Recent developments seem to indicate that, when faced with a choice between access and privacy, the average individual prefers privacy. The comparison isn't quite that simple, since the average citizen usually doesn't know much about the rights of access to government information, but signs seem to point to privacy as a more cherished individual right than access.

Several months ago, Maryland implemented state legislation to enforce the provisions of the federal Drivers Privacy Protection Act (DPPA), which was passed by Congress to ensure that motor vehicle registration records would not be disclosed to just anyone. Although, in trying to pacify interest groups who regularly relied on such records, Congress provided more loopholes than any privacy advocate would like to see. When the dust had cleared, the only groups that could not get access to individual registration records were the press and the general public. Direct marketers could still get the names in bulk; insurance companies could get the information; private investigators could get it; even tow-truck operators could get it.
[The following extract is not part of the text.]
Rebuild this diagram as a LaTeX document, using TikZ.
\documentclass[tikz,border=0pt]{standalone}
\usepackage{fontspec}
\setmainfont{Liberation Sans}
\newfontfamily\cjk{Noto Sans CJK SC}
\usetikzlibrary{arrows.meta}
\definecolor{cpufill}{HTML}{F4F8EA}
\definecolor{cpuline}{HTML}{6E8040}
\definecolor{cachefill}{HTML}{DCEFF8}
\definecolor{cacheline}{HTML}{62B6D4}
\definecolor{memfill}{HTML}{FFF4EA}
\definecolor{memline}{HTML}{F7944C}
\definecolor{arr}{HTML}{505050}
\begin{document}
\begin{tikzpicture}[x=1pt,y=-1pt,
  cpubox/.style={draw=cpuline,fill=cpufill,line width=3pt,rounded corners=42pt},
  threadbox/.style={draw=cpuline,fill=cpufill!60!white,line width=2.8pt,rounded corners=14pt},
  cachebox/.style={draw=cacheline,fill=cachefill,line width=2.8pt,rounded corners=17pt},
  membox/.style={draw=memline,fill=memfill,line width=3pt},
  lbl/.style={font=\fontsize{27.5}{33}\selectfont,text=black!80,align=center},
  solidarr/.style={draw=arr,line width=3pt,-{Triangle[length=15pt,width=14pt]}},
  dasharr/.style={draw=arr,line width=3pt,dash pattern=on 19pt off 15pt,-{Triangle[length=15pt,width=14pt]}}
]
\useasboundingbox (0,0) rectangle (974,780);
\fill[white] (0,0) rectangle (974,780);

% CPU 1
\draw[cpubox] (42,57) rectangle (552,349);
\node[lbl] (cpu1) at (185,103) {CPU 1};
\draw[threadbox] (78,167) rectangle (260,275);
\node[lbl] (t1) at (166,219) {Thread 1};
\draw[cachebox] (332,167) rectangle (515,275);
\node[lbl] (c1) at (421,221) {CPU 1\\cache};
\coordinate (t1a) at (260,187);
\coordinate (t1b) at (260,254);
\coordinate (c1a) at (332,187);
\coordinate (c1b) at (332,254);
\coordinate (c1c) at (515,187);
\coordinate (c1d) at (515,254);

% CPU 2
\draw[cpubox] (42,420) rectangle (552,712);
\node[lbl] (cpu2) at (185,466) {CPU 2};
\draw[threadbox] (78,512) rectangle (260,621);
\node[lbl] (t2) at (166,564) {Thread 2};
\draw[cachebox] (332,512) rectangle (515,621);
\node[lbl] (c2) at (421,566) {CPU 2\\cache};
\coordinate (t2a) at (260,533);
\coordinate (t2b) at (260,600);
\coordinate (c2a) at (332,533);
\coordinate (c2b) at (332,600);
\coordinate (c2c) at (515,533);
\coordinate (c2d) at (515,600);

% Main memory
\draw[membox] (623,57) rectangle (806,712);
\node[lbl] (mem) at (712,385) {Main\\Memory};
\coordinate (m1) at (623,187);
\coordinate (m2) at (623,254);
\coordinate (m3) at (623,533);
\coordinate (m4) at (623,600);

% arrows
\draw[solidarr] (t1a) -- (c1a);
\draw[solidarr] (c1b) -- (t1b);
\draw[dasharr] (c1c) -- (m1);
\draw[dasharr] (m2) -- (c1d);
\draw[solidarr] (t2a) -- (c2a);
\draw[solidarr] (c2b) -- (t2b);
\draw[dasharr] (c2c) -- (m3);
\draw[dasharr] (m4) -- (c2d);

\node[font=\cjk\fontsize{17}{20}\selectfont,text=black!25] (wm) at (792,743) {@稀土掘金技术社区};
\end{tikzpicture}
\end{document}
The act provided that states offer an opt-out, allowing individuals to have their records generally insulated from disclosure. When the law passed, a prevalent view in the privacy community was that the opt-out provision would not mean much because, statistically, most people don't bother to take advantage of such options.
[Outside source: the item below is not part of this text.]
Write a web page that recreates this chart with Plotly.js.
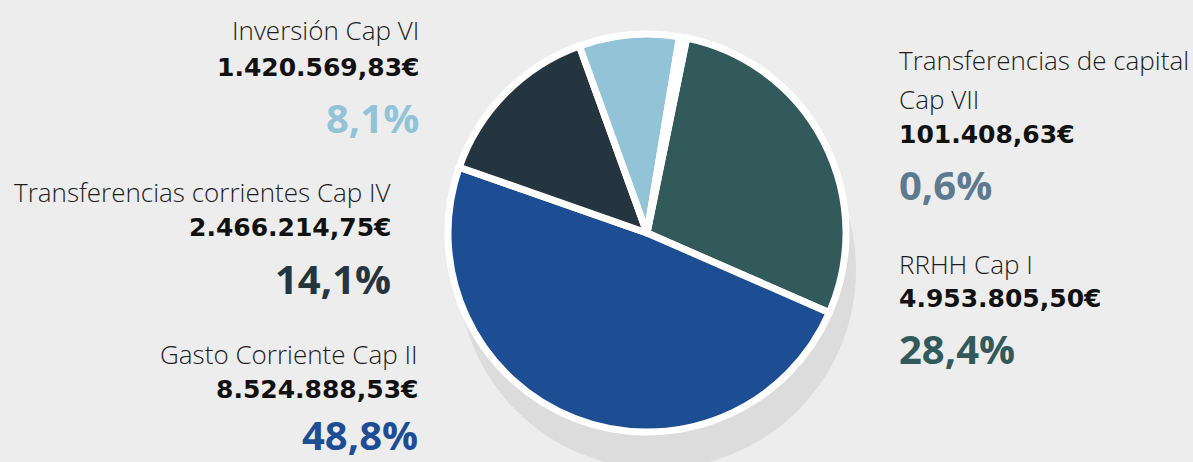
<!DOCTYPE html>
<html>
<head>
<meta charset="utf-8">
<script src="https://cdn.plot.ly/plotly-3.0.1.min.js"></script>
<style>
  html, body { margin: 0; padding: 0; background: #ededed; }
  #chart { width: 1193px; height: 462px; }
</style>
</head>
<body>
<div id="chart"></div>
<script>
// ---- data ----
const categories = ['RRHH Cap I', 'Gasto Corriente Cap II', 'Transferencias corrientes Cap IV', 'Inversión Cap VI', 'Transferencias de capital Cap VII'];
const labelLines = [['RRHH Cap I'], ['Gasto Corriente Cap II'], ['Transferencias corrientes Cap IV'], ['Inversión Cap VI'], ['Transferencias de capital', 'Cap VII']];
const values = [4953805.50, 8524888.53, 2466214.75, 1420569.83, 101408.63];
const amountText = ['4.953.805,50€', '8.524.888,53€', '2.466.214,75€', '1.420.569,83€', '101.408,63€'];
const percentText = ['28,4%', '48,8%', '14,1%', '8,1%', '0,6%'];
const colors = ['#325a5b', '#1d4e94', '#25353f', '#93c3d7', '#5e7a8e'];

// ---- layout helpers (pixel positions of label blocks) ----
const W = 1193, H = 462;
const px = x => x / W;
const py = y => 1 - y / H;
const blocks = [
  {x: 897, side: 'left',  label: [264], amount: 298, pct: 348},
  {x: 420, side: 'right', label: [354], amount: 389, pct: 434},
  {x: 393, side: 'right', label: [192], amount: 227, pct: 278},
  {x: 421, side: 'right', label: [30],  amount: 67,  pct: 117},
  {x: 897, side: 'left',  label: [60, 99], amount: 135, pct: 185}
];

const annotations = [];
blocks.forEach((b, i) => {
  labelLines[i].forEach((t, k) => {
    annotations.push({
      text: t, xref: 'paper', yref: 'paper', x: px(b.x), y: py(b.label[k]),
      xanchor: b.side, yanchor: 'middle', showarrow: false,
      font: {family: 'Open Sans, sans-serif', size: 26, weight: 300, color: '#1c1c1c'}
    });
  });
  annotations.push({
    text: amountText[i], xref: 'paper', yref: 'paper', x: px(b.x), y: py(b.amount),
    xanchor: b.side, yanchor: 'middle', showarrow: false,
    font: {family: 'DejaVu Sans, sans-serif', size: 25, weight: 700, color: '#111111'}
  });
  annotations.push({
    text: percentText[i], xref: 'paper', yref: 'paper', x: px(b.x), y: py(b.pct),
    xanchor: b.side, yanchor: 'middle', showarrow: false,
    font: {family: 'Open Sans, sans-serif', size: 40, weight: 700, color: colors[i]}
  });
});

const cx = 647, cy = 233, r = 199;

const trace = {
  type: 'pie',
  labels: categories,
  values: values,
  sort: false,
  direction: 'clockwise',
  rotation: 11.5,
  textinfo: 'none',
  hoverinfo: 'label+value+percent',
  showlegend: false,
  marker: {colors: colors, line: {color: '#ffffff', width: 7}},
  domain: {x: [px(cx - r), px(cx + r)], y: [py(cy + r), py(cy - r)]}
};

const layout = {
  width: W, height: H,
  margin: {l: 0, r: 0, t: 0, b: 0},
  paper_bgcolor: '#ededed',
  plot_bgcolor: '#ededed',
  showlegend: false,
  shapes: [{
    type: 'circle', layer: 'below', xref: 'paper', yref: 'paper',
    x0: px(cx + 10 - r), x1: px(cx + 10 + r),
    y0: py(cy + 37 + r), y1: py(cy + 37 - r),
    fillcolor: '#dcdcdc', line: {width: 0}
  }],
  annotations: annotations
};

Plotly.newPlot('chart', [trace], layout, {displayModeBar: false, staticPlot: true});
</script>
</body>
</html>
But Maryland aggressively promoted the opt-out, and many drivers took advantage of it. Their desire to opt-out of the system was encouraged in part by widespread misreporting in the media, which left many drivers with the impression that they could prohibit their insurance companies from obtaining their records. Whether that played a large role in the matter, the result was Marylanders voting overwhelmingly to keep their records away from direct mailers and the like.


DPPA has been controversial from the beginning. DMV records have traditionally been relied on by direct mailers and the press -- for the demographic information that can be gleaned from them, and because they are considered more accurate than phone or city directories.

These records have traditionally been open -- although that is generally unknown to the average driver -- and for Congress to mandate that states close them meant that access advocates saw a sizeable chunk of public records restricted for privacy reasons. Further, many thought Congress did not have the constitutional authority to require states to take such an action, but press advocates thought the argument was better made by the states than by the press. Only four states rose to the challenge -- South Carolina and Oklahoma first followed by Alabama and Wisconsin -- and DPPA was temporarily blocked in those states. But once a state has voluntarily passed implementing legislation, the constitutional challenge is probably vitiated.


On another front, the U.S. Court of Appeals for the Third Circuit in Philadelphia recently issued a decision putting the circuit in line with all other circuit courts that had looked at the matter. While the records at issue were of less universal application than motor vehicle records, the implications of the decision were equally damaging to the access side of the equation.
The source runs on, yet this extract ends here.